━━━ Data lines
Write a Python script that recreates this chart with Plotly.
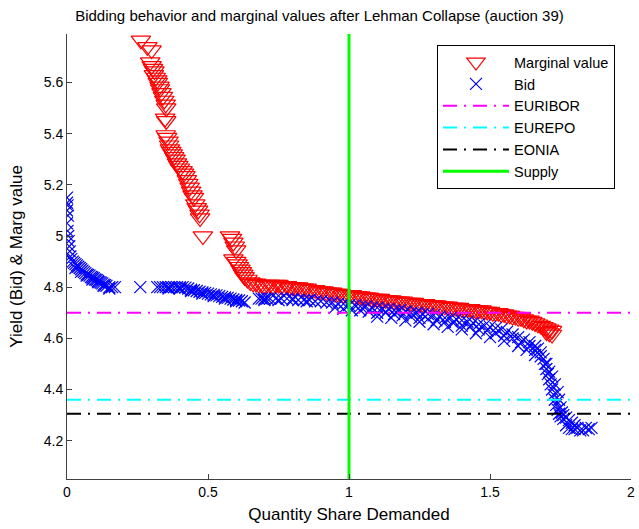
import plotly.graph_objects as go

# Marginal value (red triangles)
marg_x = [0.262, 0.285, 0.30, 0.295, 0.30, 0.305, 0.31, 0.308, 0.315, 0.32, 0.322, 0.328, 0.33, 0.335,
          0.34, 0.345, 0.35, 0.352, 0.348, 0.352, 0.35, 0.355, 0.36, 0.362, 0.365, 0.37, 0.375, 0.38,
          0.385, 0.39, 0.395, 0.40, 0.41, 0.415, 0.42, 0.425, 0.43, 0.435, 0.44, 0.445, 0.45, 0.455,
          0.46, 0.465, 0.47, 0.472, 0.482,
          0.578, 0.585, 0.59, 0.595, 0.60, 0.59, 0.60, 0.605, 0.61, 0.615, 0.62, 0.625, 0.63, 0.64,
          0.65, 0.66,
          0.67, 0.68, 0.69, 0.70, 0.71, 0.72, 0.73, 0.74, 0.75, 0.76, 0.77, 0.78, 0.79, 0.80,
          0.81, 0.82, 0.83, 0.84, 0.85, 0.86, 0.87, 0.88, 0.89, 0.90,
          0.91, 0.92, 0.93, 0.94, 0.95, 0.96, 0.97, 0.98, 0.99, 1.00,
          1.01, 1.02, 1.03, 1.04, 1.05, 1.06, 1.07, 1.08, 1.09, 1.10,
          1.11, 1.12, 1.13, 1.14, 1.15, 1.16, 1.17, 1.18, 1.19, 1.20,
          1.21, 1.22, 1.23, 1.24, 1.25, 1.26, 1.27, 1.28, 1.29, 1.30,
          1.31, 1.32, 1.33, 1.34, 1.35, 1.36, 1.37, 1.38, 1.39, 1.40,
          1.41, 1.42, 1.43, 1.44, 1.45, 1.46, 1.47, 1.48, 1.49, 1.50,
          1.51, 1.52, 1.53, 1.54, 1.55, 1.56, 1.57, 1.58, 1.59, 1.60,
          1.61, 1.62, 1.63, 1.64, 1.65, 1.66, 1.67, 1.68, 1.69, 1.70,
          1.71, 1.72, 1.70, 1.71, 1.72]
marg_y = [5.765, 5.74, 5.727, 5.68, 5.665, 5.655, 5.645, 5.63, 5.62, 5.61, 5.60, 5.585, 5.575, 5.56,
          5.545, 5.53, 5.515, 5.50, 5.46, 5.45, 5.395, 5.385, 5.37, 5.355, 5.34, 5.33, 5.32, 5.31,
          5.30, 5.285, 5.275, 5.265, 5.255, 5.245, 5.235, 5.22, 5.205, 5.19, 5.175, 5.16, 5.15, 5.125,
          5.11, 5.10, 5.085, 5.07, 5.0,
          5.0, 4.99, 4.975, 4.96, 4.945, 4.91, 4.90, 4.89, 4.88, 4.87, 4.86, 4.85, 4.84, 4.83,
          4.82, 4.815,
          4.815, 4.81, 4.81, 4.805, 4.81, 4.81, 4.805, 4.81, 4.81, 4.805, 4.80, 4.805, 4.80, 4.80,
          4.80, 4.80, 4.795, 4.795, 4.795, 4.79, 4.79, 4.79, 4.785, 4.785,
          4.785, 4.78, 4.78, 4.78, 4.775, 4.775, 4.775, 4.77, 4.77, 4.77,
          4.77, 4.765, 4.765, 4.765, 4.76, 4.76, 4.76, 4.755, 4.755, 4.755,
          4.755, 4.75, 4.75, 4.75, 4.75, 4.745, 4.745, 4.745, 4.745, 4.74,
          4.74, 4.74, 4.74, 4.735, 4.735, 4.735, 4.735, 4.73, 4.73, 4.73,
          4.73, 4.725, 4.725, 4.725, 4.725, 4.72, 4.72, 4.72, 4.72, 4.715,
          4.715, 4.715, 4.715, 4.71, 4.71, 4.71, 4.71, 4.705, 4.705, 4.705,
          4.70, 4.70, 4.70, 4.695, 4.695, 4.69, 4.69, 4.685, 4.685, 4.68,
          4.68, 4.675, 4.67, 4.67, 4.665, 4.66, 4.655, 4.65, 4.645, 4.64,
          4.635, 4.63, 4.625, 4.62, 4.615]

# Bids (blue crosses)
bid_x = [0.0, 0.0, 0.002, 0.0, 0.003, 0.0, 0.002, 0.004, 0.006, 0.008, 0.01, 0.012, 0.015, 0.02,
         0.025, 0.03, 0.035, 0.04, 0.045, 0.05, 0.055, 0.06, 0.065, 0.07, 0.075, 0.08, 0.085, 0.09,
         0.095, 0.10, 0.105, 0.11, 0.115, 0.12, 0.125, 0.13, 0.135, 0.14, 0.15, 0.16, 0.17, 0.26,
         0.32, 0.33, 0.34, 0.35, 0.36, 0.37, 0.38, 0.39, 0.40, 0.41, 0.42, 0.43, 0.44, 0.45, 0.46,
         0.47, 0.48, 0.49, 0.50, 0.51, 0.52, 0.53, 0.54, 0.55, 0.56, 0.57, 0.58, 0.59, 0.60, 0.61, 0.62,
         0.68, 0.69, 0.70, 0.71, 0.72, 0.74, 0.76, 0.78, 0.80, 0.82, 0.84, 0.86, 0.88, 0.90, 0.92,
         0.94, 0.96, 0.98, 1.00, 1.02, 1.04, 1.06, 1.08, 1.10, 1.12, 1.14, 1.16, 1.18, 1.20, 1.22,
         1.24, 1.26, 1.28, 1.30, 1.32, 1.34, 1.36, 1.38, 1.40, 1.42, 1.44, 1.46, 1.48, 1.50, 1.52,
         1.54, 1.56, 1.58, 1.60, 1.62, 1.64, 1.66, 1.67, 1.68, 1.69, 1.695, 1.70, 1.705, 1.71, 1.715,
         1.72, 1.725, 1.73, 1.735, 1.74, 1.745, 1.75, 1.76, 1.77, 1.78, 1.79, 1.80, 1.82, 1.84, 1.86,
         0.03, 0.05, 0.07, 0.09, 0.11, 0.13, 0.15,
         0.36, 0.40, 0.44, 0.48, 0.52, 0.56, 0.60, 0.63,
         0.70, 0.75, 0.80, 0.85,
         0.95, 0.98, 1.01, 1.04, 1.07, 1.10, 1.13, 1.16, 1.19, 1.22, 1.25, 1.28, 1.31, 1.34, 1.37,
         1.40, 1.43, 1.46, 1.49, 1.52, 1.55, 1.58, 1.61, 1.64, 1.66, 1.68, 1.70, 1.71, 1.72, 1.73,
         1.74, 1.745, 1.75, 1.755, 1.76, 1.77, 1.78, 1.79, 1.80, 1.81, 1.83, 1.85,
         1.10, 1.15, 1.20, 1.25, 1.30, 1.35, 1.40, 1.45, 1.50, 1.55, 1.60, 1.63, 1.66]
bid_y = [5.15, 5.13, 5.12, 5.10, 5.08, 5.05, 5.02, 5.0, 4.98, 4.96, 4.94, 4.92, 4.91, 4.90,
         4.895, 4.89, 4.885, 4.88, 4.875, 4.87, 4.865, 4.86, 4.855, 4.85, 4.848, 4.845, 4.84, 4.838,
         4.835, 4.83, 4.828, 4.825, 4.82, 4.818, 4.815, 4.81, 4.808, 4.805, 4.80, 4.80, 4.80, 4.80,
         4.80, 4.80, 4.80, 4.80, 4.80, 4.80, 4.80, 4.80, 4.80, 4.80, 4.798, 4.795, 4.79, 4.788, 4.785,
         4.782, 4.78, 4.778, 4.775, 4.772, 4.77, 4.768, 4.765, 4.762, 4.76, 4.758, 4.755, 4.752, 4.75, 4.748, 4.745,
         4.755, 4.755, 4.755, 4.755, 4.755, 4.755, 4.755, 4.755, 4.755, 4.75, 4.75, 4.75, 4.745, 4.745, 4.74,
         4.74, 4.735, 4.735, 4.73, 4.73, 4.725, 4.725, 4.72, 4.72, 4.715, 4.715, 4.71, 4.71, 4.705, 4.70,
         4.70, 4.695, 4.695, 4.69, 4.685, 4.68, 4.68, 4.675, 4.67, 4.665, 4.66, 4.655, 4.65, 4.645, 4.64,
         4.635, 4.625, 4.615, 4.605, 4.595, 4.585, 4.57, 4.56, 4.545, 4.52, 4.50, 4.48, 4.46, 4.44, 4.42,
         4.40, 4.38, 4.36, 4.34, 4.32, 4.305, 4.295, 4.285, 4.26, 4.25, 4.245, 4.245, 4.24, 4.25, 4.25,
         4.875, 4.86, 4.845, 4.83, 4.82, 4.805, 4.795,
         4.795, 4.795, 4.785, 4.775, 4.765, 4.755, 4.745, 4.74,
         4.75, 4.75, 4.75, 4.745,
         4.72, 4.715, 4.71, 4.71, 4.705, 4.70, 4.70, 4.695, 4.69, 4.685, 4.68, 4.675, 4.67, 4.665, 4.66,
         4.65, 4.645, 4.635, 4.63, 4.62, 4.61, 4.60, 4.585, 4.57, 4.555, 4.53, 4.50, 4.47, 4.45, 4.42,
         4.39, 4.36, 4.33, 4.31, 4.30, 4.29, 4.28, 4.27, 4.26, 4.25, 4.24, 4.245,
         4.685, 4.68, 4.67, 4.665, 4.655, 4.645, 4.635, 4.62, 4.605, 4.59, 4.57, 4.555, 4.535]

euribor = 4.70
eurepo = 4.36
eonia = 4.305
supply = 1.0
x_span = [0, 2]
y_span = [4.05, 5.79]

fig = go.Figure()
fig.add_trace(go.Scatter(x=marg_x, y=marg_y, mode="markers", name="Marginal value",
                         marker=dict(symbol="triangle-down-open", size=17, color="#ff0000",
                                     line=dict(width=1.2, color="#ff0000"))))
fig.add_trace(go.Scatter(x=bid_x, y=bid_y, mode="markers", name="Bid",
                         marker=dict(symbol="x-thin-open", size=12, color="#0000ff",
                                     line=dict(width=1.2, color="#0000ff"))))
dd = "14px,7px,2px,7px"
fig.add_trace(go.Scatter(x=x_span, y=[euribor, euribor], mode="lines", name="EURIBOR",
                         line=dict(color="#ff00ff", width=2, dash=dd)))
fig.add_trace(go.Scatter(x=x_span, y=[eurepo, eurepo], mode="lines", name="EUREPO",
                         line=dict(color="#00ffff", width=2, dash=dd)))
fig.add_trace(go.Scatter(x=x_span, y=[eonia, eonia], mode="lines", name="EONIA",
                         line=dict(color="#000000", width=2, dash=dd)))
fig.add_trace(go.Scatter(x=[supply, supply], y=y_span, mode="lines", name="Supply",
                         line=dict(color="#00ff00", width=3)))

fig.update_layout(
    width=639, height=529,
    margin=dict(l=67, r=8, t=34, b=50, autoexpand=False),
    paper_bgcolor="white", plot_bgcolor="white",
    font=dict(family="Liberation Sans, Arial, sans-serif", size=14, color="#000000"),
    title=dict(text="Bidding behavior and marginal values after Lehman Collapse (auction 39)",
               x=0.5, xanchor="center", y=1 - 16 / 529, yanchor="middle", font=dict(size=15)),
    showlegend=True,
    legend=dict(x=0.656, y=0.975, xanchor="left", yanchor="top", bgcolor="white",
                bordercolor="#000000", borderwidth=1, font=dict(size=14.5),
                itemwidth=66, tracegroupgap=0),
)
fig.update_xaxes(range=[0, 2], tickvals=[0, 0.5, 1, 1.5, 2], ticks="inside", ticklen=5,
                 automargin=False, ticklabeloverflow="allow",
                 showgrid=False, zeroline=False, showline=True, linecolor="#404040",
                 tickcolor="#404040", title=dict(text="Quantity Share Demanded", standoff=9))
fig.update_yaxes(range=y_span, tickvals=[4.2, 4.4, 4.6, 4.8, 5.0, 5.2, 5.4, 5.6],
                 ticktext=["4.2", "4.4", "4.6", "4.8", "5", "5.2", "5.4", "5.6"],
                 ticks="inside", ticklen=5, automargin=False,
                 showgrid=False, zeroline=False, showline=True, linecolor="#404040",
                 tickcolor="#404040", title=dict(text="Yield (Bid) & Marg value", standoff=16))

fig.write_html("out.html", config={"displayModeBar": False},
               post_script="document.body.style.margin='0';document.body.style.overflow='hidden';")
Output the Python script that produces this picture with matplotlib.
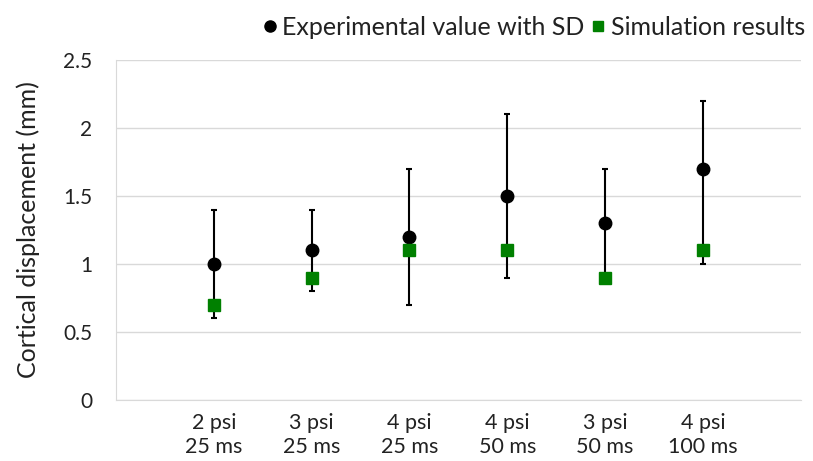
━━━━━━
Identify the lines of the data that contain the word "this". Copy each of them.

Write a Python script that recreates this chart with Plotly.
Output the Python script that produces this picture with matplotlib.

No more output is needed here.